Author’s corollary: any sufficently bad algoritm will invalidate any of the previous points

The Go GC is (loosely) based on the following principles:

Mark and Sweep: Objects which are reachable by the program are marked as in-use. This demands traversing the object heap periodically
Tri-color algorithm: 3 rotary colors are used to determine the reachability state and marking the of objects: white, grey and black
Concurrent execution: With the exception of STW pauses on certain phases, the GC runs concurrently with the rest of the application

The GC life cycle is formed by the following steps:

Sweep termination (STW)
Mark phase
Mark termination (STW)
Sweep phase
once enough memory is alocated (GC trigger) goto 1

The GC is CPU intensive, employing heuristics to maximize procs usage between different operations modes (dedicated, idle and fractional GC) as it can be seen on the trace:

These heuristics force the CPU to work even under time frames that can worsen lock starvation, in the case of goroutines that end up giving running time to the scheduler.

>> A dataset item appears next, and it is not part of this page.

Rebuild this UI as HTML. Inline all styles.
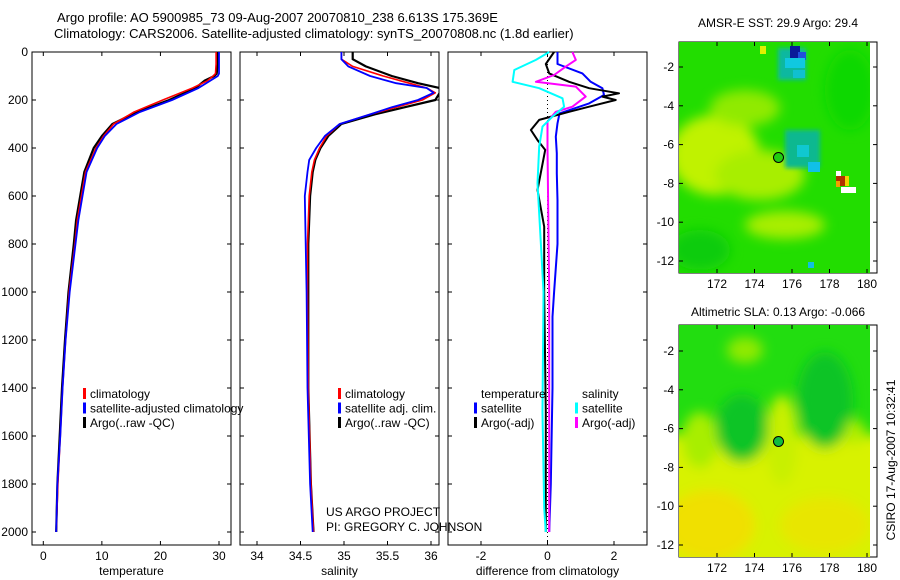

In the following case, operating normally and outside a GC cycle, the goroutines are started and finished in a single time frame:

Under GC stress, the scheduler cannot grant enough time to the goroutine and the time frame partitioning can be seen for these goroutines, as it gives up running time and gets pre-empted multiple times by the scheduler until its finalization:

Add enough goroutines to the mix and each one will take an arbitrarily long amount of time and time frames to finish (as we saw with the starting issue).

Conclusion

The neat part about this conclusion is that applies to pretty much every managed runtime: learn to profile your applications, and also learn to have a small and sane level of distrust of every third party line of code you run, because even something as innocuous as a log has side effects in regards of performance.

Oh, and log everything, but just not every single thing.